List all the lines in these records that hold "Output".

## start Provided entries

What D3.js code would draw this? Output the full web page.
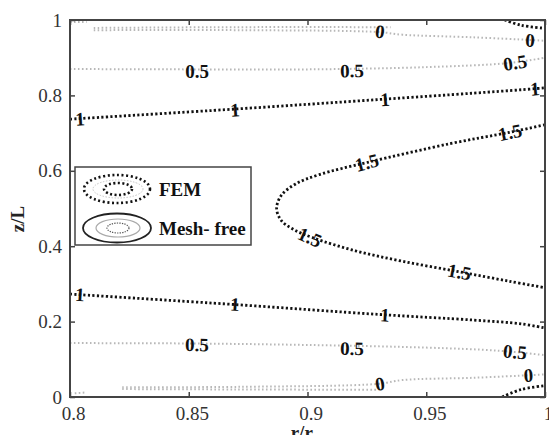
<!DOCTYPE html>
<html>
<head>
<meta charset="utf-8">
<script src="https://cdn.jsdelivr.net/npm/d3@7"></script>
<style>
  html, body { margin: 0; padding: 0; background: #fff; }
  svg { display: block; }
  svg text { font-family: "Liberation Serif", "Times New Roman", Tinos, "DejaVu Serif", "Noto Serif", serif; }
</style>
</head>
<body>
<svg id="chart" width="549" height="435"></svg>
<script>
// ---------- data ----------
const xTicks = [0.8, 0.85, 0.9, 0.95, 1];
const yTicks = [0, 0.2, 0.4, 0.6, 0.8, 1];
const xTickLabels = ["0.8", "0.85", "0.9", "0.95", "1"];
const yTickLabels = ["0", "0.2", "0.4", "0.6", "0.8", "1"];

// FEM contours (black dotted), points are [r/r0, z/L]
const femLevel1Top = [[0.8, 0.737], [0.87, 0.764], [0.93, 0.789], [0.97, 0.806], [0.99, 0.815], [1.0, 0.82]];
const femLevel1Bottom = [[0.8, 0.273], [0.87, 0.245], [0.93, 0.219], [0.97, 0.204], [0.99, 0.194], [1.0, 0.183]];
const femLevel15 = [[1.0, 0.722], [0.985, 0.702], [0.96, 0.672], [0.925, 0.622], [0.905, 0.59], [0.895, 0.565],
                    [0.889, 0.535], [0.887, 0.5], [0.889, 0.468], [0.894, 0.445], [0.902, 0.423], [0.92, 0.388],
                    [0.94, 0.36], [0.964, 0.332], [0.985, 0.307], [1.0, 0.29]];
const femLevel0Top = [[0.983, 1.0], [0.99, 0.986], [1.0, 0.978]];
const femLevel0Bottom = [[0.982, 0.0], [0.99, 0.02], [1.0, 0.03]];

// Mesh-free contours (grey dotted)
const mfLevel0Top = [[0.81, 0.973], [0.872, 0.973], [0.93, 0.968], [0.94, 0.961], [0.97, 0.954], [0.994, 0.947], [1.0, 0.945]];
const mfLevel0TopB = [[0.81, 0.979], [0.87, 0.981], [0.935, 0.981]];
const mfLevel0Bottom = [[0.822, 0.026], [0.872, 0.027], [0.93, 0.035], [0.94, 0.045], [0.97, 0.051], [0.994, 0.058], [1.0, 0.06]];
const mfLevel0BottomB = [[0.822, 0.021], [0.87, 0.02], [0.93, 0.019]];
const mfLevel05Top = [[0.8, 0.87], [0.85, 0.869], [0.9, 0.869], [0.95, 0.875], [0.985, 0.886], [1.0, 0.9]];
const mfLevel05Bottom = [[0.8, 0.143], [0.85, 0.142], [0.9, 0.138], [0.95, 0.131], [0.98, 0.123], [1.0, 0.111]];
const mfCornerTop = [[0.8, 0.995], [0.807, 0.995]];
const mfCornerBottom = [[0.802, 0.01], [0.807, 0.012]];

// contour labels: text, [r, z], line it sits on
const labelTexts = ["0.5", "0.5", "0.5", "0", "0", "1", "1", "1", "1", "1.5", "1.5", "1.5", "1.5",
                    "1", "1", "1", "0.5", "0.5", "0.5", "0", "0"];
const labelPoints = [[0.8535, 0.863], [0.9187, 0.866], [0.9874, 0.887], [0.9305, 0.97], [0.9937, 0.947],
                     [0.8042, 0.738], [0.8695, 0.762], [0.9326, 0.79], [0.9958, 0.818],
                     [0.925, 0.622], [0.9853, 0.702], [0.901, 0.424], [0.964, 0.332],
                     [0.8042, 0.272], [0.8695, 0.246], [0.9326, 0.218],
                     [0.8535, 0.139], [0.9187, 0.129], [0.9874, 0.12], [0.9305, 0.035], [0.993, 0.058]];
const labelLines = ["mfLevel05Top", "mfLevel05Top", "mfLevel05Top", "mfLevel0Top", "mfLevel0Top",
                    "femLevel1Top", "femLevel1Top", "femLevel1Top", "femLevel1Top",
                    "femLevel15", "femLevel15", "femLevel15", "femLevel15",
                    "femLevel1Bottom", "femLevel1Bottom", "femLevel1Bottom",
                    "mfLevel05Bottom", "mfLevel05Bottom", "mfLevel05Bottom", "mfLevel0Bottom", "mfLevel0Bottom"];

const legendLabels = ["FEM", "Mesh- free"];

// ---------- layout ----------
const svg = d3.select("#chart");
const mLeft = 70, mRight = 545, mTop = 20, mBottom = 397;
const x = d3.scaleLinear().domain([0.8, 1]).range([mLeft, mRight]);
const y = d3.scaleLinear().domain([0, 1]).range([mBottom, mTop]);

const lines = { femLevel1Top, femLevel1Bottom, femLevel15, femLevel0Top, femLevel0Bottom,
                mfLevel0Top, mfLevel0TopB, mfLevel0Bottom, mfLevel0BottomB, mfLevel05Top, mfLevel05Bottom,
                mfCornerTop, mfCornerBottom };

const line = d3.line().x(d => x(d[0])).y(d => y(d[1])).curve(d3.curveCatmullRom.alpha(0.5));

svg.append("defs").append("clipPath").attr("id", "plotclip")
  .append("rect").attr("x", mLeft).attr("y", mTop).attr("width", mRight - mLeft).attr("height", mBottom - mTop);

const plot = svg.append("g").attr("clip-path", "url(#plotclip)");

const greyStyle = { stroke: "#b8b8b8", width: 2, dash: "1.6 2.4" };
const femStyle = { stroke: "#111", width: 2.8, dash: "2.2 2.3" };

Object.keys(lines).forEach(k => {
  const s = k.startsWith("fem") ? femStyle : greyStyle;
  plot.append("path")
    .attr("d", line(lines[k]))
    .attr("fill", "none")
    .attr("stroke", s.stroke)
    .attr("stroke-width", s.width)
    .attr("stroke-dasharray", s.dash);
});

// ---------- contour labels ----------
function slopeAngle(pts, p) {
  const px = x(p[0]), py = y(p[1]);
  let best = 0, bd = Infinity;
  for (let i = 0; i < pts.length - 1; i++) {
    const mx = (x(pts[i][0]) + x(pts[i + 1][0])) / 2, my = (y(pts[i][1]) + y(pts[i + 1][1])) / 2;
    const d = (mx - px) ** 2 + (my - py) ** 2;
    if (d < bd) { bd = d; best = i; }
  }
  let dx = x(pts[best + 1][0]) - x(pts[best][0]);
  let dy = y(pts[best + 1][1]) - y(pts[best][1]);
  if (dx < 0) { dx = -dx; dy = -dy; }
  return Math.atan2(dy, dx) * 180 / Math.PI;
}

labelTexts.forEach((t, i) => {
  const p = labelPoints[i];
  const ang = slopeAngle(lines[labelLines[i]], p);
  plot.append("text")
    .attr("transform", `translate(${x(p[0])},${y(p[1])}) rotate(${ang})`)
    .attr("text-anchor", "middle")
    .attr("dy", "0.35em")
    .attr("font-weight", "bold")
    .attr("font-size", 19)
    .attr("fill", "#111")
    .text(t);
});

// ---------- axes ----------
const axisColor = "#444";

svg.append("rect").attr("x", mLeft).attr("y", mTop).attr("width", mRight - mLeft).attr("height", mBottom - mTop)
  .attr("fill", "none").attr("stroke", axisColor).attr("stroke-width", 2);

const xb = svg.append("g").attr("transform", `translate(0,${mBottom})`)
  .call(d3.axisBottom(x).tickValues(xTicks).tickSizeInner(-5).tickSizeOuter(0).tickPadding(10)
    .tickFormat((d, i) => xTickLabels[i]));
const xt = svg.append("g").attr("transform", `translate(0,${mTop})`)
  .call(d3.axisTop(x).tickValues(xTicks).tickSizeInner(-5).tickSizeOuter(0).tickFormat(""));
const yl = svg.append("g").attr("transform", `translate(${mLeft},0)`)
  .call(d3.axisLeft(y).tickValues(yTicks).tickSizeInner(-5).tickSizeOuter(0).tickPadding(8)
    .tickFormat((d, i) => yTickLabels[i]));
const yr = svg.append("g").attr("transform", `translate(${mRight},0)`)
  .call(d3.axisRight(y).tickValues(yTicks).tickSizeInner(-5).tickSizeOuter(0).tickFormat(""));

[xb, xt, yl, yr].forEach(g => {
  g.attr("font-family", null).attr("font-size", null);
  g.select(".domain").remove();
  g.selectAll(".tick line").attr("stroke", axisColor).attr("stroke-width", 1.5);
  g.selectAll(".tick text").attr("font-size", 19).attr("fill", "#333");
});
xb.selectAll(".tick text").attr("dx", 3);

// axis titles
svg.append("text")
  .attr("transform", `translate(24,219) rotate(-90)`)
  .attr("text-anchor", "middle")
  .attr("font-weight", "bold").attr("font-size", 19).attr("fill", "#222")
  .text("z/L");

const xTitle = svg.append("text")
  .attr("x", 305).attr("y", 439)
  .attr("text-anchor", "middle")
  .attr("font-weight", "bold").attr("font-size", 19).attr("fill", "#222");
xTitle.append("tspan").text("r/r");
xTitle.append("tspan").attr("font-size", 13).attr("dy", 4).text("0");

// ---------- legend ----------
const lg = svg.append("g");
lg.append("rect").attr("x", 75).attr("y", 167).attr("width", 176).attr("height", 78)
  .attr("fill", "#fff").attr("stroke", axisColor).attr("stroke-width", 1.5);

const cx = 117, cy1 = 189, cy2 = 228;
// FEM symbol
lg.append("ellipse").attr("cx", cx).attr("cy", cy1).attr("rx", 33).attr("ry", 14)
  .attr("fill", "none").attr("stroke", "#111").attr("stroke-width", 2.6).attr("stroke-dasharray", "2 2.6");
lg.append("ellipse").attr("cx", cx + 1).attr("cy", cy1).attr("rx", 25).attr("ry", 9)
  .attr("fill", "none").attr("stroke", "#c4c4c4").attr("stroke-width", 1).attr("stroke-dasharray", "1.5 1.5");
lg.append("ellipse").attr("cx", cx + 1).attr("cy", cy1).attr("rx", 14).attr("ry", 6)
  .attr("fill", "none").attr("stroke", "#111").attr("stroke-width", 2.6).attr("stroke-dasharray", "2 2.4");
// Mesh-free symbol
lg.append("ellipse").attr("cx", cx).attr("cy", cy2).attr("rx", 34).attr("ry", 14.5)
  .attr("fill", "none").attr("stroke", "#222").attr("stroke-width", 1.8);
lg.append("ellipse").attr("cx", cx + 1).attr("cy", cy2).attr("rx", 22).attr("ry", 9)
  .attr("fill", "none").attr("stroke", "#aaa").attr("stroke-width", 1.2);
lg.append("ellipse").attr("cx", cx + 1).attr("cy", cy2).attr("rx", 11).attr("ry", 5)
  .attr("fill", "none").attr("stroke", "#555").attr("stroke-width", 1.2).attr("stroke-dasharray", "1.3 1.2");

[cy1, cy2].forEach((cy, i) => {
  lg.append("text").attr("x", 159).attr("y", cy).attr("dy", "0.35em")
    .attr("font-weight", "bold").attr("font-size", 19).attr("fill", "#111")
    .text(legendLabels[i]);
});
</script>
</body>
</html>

## end Provided entries
## start Provided entries

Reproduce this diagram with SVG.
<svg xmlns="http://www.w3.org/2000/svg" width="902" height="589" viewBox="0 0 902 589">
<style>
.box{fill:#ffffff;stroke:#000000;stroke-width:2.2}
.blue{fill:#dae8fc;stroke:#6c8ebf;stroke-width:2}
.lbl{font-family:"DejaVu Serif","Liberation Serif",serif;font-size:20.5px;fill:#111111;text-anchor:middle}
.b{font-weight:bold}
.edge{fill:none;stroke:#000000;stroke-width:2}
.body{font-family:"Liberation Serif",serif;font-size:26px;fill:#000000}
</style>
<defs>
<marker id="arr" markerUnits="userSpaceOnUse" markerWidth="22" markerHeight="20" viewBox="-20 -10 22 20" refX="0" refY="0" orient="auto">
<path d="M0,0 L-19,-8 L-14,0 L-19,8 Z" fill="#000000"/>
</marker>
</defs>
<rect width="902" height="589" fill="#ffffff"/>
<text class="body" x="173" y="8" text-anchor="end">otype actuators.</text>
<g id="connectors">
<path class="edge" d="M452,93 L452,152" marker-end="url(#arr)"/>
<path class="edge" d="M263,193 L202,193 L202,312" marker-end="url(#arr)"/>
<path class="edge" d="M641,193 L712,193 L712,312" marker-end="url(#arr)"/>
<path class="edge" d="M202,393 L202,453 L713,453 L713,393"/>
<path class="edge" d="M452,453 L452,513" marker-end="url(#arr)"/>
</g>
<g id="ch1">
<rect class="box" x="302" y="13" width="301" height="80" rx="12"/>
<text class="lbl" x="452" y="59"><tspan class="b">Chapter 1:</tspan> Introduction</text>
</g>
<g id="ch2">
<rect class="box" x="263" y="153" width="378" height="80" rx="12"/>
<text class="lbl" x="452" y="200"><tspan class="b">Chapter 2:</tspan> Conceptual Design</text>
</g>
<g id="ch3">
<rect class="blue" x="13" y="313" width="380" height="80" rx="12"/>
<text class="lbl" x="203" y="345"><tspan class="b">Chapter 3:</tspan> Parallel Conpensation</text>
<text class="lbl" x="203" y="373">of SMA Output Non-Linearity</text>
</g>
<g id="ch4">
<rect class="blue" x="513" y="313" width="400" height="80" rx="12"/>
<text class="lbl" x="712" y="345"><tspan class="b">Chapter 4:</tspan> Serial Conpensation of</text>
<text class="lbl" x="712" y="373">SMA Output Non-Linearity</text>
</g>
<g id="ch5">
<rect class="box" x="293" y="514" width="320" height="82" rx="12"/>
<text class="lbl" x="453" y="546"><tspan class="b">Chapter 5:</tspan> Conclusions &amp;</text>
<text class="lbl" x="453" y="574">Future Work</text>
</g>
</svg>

## end Provided entries

> _Finished task_:
What D3.js code would draw this? Output the full web page.
<text class="lbl" x="203" y="373">of SMA Output Non-Linearity</text>
<text class="lbl" x="712" y="373">SMA Output Non-Linearity</text>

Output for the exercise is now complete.